How many of the lines that follow contain the word "matplotlib"? Give only the number.

Data shown>
########
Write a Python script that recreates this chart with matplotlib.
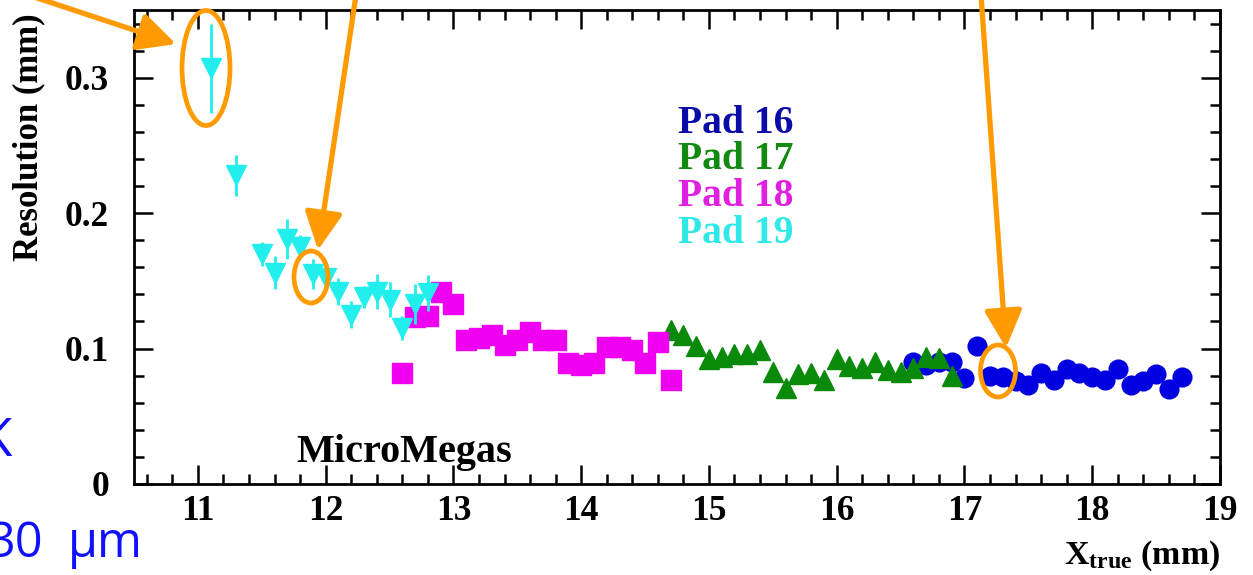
import matplotlib
matplotlib.use("Agg")
import matplotlib.pyplot as plt
from matplotlib.patches import Ellipse, FancyArrowPatch, ArrowStyle
from matplotlib.ticker import MultipleLocator, FixedLocator

# ---------------- data ----------------
p19_x = [11.1, 11.3, 11.5, 11.6, 11.7, 11.8, 11.9, 12.0, 12.1, 12.2, 12.3, 12.4, 12.5, 12.6, 12.7, 12.8]
p19_y = [0.307, 0.228, 0.170, 0.156, 0.181, 0.175, 0.155, 0.152, 0.142, 0.125, 0.138, 0.142, 0.136, 0.115, 0.133, 0.141]
p19_e = [0.033, 0.015, 0.009, 0.012, 0.015, 0.009, 0.011, 0.008, 0.010, 0.010, 0.008, 0.013, 0.013, 0.009, 0.015, 0.013]

p18_x = [12.6, 12.7, 12.8, 12.9, 13.0, 13.1, 13.2, 13.3, 13.4, 13.5, 13.6, 13.7, 13.8, 13.9, 14.0,
         14.1, 14.2, 14.3, 14.4, 14.5, 14.6, 14.7]
p18_y = [0.082, 0.123, 0.124, 0.142, 0.133, 0.106, 0.108, 0.110, 0.103, 0.106, 0.112, 0.106, 0.106,
         0.089, 0.088, 0.089, 0.101, 0.101, 0.099, 0.089, 0.105, 0.077]
p18_e = [0.006, 0.006, 0.006, 0.005, 0.005, 0.005, 0.005, 0.005, 0.005, 0.005, 0.005, 0.005, 0.005,
         0.005, 0.005, 0.005, 0.005, 0.005, 0.005, 0.005, 0.005, 0.007]

p17_x = [14.7, 14.8, 14.9, 15.0, 15.1, 15.2, 15.3, 15.4, 15.5, 15.6, 15.7, 15.8, 15.9, 16.0, 16.1,
         16.2, 16.3, 16.4, 16.5, 16.6, 16.7, 16.8, 16.9]
p17_y = [0.114, 0.110, 0.102, 0.092, 0.094, 0.096, 0.096, 0.099, 0.083, 0.071, 0.081, 0.082, 0.077,
         0.092, 0.087, 0.086, 0.090, 0.084, 0.083, 0.086, 0.094, 0.093, 0.080]

p16_x = [16.6, 16.7, 16.8, 16.9, 17.0, 17.1, 17.2, 17.3, 17.4, 17.5, 17.6, 17.7, 17.8, 17.9, 18.0,
         18.1, 18.2, 18.3, 18.4, 18.5, 18.6, 18.7]
p16_y = [0.090, 0.088, 0.090, 0.090, 0.078, 0.102, 0.080, 0.079, 0.076, 0.073, 0.082, 0.077, 0.085,
         0.082, 0.079, 0.077, 0.085, 0.073, 0.076, 0.081, 0.070, 0.079]

pad_labels = ["Pad 16", "Pad 17", "Pad 18", "Pad 19"]
pad_colors = ["#0000e0", "#0a8a0a", "#f000f0", "#22eeee"]
label_colors = ["#0a0aa8", "#128a12", "#e020e0", "#30e8e8"]

xticks = [11, 12, 13, 14, 15, 16, 17, 18, 19]
yticks = [0, 0.1, 0.2, 0.3]
ytick_labels = ["0", "0.1", "0.2", "0.3"]

W, H = 1253, 575
SERIF = "Liberation Serif"

plt.rcParams["mathtext.fontset"] = "custom"
plt.rcParams["mathtext.rm"] = SERIF + ":bold"
plt.rcParams["mathtext.bf"] = SERIF + ":bold"
plt.rcParams["mathtext.it"] = SERIF + ":bold"

fig = plt.figure(figsize=(W / 100, H / 100), dpi=100)
fig.patch.set_facecolor("white")

def px(x, y):
    return (x / W, 1 - y / H)

ax = fig.add_axes([134 / W, 1 - 484 / H, (1220 - 134) / W, (484 - 10) / H])

ax.errorbar(p16_x, p16_y, yerr=0.003, fmt="o", ms=13.5, color=pad_colors[0],
            ecolor=pad_colors[0], elinewidth=1.5, capsize=0, zorder=3)
ax.errorbar(p17_x, p17_y, yerr=0.003, fmt="^", ms=15, color=pad_colors[1],
            ecolor=pad_colors[1], elinewidth=1.5, capsize=0, zorder=4)
ax.errorbar(p18_x, p18_y, yerr=p18_e, fmt="s", ms=14.5, color=pad_colors[2],
            ecolor=pad_colors[2], elinewidth=1.8, capsize=0, zorder=5)
ax.errorbar(p19_x, p19_y, yerr=p19_e, fmt="v", ms=15, color=pad_colors[3],
            ecolor=pad_colors[3], elinewidth=2.0, capsize=0, zorder=6)

ax.set_xlim(10.5, 19)
ax.set_ylim(0, 0.35)
ax.xaxis.set_major_locator(FixedLocator(xticks))
ax.xaxis.set_minor_locator(MultipleLocator(0.2))
ax.yaxis.set_major_locator(FixedLocator(yticks))
ax.yaxis.set_minor_locator(MultipleLocator(0.02))
ax.set_yticklabels(ytick_labels)

for s in ax.spines.values():
    s.set_linewidth(2.0)
ax.tick_params(which="both", direction="in", top=True, right=True, width=1.8)
ax.tick_params(which="major", length=14)
ax.tick_params(which="minor", length=7.5)
ax.tick_params(axis="x", which="major", pad=8)
ax.tick_params(axis="y", which="major", pad=18)
for lab in ax.get_xticklabels() + ax.get_yticklabels():
    lab.set_fontfamily(SERIF)
    lab.set_fontweight("bold")
    lab.set_fontsize(25.5)

ax.set_ylabel("Resolution (mm)", fontfamily=SERIF, fontweight="bold", fontsize=25)
ax.yaxis.set_label_coords(-0.082, 0.731)
ax.set_xlabel(r"$\mathbf{X_{true}}$ (mm)", fontfamily=SERIF, fontweight="bold", fontsize=24.5,
              ha="right")
ax.xaxis.set_label_coords(1.0, -0.115)

ax.text(11.77, 0.016, "MicroMegas", fontfamily=SERIF, fontweight="bold", fontsize=29,
        ha="left", va="baseline")

baselines = [133, 169, 206, 243]
for lab, col, yb in zip(pad_labels, label_colors, baselines):
    fig.text(678 / W, 1 - yb / H, lab, fontfamily=SERIF, fontweight="bold", fontsize=28.5,
             color=col, ha="left", va="baseline")

# ---------------- annotations (slide overlay) ----------------
ORANGE = "#ff9a00"
style = ArrowStyle("-|>", head_length=23, head_width=11.5)
for (x0, y0), (x1, y1) in [((-5, -16), (176, 44)), ((356, -5), (318, 250)), ((981, -5), (1006, 348))]:
    arr = FancyArrowPatch(px(x0, y0), px(x1, y1), transform=fig.transFigure, arrowstyle=style,
                          mutation_scale=1, color=ORANGE, lw=3.8, shrinkA=0, shrinkB=0,
                          zorder=10)
    fig.add_artist(arr)

for (cx, cy, w, h) in [(206, 68, 48, 115), (311, 277, 34, 52), (998, 371, 35, 52)]:
    e = Ellipse(px(cx, cy), w / W, h / H, transform=fig.transFigure, fill=False,
                edgecolor=ORANGE, lw=3.4, zorder=10)
    fig.add_artist(e)

BLUE = "#1010ff"
fig.text(12 / W, 1 - 456 / H, "K", fontfamily="Open Sans", fontsize=38, color=BLUE,
         ha="right", va="baseline")
fig.text(44 / W, 1 - 557 / H, "30", fontfamily="Open Sans", fontsize=35, color=BLUE,
         ha="right", va="baseline")
fig.text(68 / W, 1 - 557 / H, "μm", fontfamily="Open Sans", fontsize=35, color=BLUE,
         ha="left", va="baseline")

fig.savefig("out.png", dpi=100)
########
Exercise response>
6